The format and shape of the Framework for secondary English is designed to make links and connections more visible at all levels. In particular, there are similar content and process references at both substrand and objective level.
Substrand reference | How it helps with planning |
|---|---|
Listening and responding 1.1: Developing active listening skills and strategies | Getting pupils to consider the different skills and strategies across these three learning modes can enable them to see that once they develop a skill, they can modify, flex and adapt it according to context and purpose. They might begin to see links in listening for key information alongside reading for key information and consider, for example, whether the same note-making skills will be appropriate for both. Planned sequences of lessons may then combine reading and listening activities alongside each other to focus as much on the process of information gathering as on the information itself. |
Speaking and presenting 2.1: Developing and adapting speaking skills and strategies in formal and informal contexts | |
Reading 5.1: Developing and adapting active reading skills and strategies |
Substrand reference | How it helps with planning |
|---|---|
Speaking and presenting 2.2: Using and adapting the conventions and forms of spoken texts | Seeing the link between these two modes could help create an interesting exploration, for example, of whether persuasive formal talk shares the same features as a formal letter containing persuasive techniques. |
Writing 7.2: Using and adapting the conventions and forms of [written] texts… |
In order that learners make the best progress in relation to the objectives in the Framework, teaching must be planned taking account of learners' prior knowledge and their personal targets for learning. This is why the Framework strands also prompt and enable teachers to review the related assessment focuses and access detailed assessment criteria for the different National Curriculum levels. While the objectives are age-related, teachers are able to see and move between objectives for different years so they can plan according to learners' attainment and progress. This gives more flexibility in pitching objectives according to where different learners are and where they need to be, within a common focus for learning. So, both in its form as an online tool and in its structure and design, the Framework promotes and depends on teachers' professional judgement in developing sequences of lessons that respond flexibly to the needs of pupils.

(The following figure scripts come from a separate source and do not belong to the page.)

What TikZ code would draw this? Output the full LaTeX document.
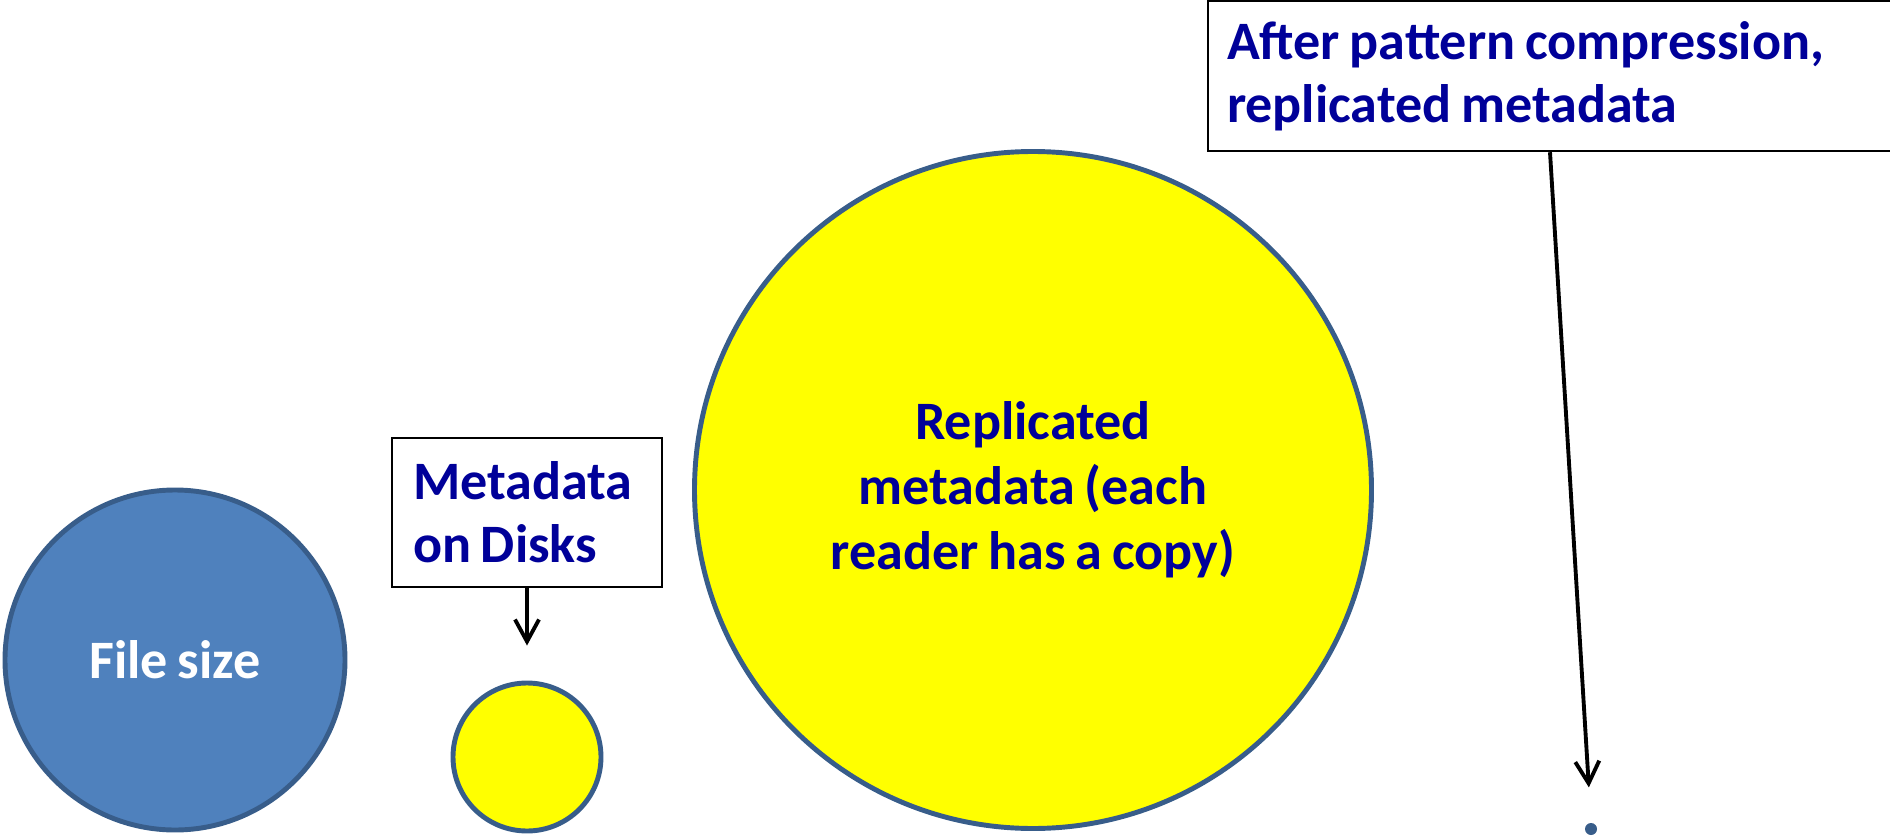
\documentclass[tikz,border=0pt]{standalone}
\usepackage{fontspec}
\setmainfont[WordSpace=0.8]{Carlito}
\usetikzlibrary{positioning,arrows.meta}
\definecolor{labelblue}{RGB}{0,0,153}
\definecolor{rimblue}{RGB}{56,93,138}
\definecolor{fileblue}{RGB}{79,129,189}
\definecolor{metayellow}{RGB}{255,255,0}

\begin{document}
\begin{tikzpicture}[
				disc/.style={circle, draw=rimblue, line width=1.4pt, inner sep=0pt, align=center, font=\bfseries\fontsize{15.4}{18.5}\selectfont},
				note/.style={rectangle, draw=black, line width=0.7pt, text=labelblue, align=flush left, inner ysep=0pt, font=\bfseries\fontsize{15.4}{17.9}\selectfont}
			]
			\useasboundingbox (0,0) rectangle (18.9,-8.37);
			\node[disc, fill=fileblue, text=white, minimum size=3.4cm] (filesize) at (1.75,-6.60) {File size};
			\node[disc, fill=metayellow, minimum size=1.48cm] (diskmeta) at (5.27,-7.57) {};
			\node[disc, fill=metayellow, text=labelblue, minimum size=6.77cm] (replmeta) at (10.33,-4.90) {Replicated\\metadata (each\\reader has a copy)};
			\node[circle, fill=rimblue, inner sep=0pt, minimum size=0.12cm] (compmeta) at (15.91,-8.29) {};
			\node[note, text width=2.28cm, inner xsep=0.21cm, minimum height=1.49cm] (diskbox) at (5.27,-5.125) {Metadata\\on Disks};
			\node[note, text width=6.46cm, inner xsep=0.19cm, minimum height=1.50cm] (afterbox) at (15.50,-0.76) {After pattern compression,\\replicated metadata};
			\begin{scope}[line width=1.1pt, -{Straight Barb[length=2.2mm,width=2.4mm]}, shorten >=0.35cm]
			\draw (diskbox.south) -- (diskmeta.north);
			\draw (afterbox.south) -- (compmeta.north);
			\end{scope}
			\end{tikzpicture}
\end{document}
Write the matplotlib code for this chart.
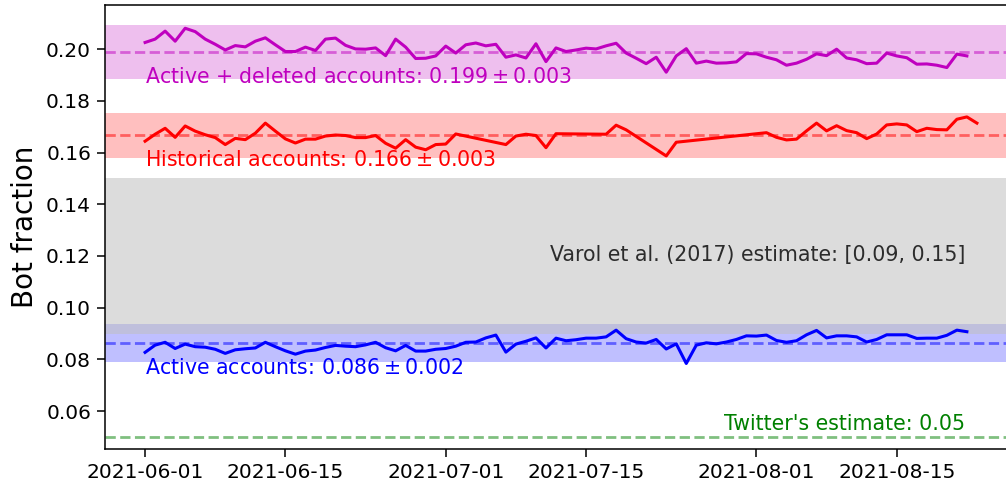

Successful planning for particular classes and groups, and personalising learning, require teachers to construct the learning objectives into a coherent scheme of work – by grouping objectives, from across as well as within years, and aligning them to appropriate contexts, activities and resources. The Framework supports this process by enabling teachers to combine objectives. These are arranged progressively in a limited number of strands and substrands (as seen above). Consequently, planning is more flexible and manageable and progression more clearly defined for the teacher and, more importantly, for the learner.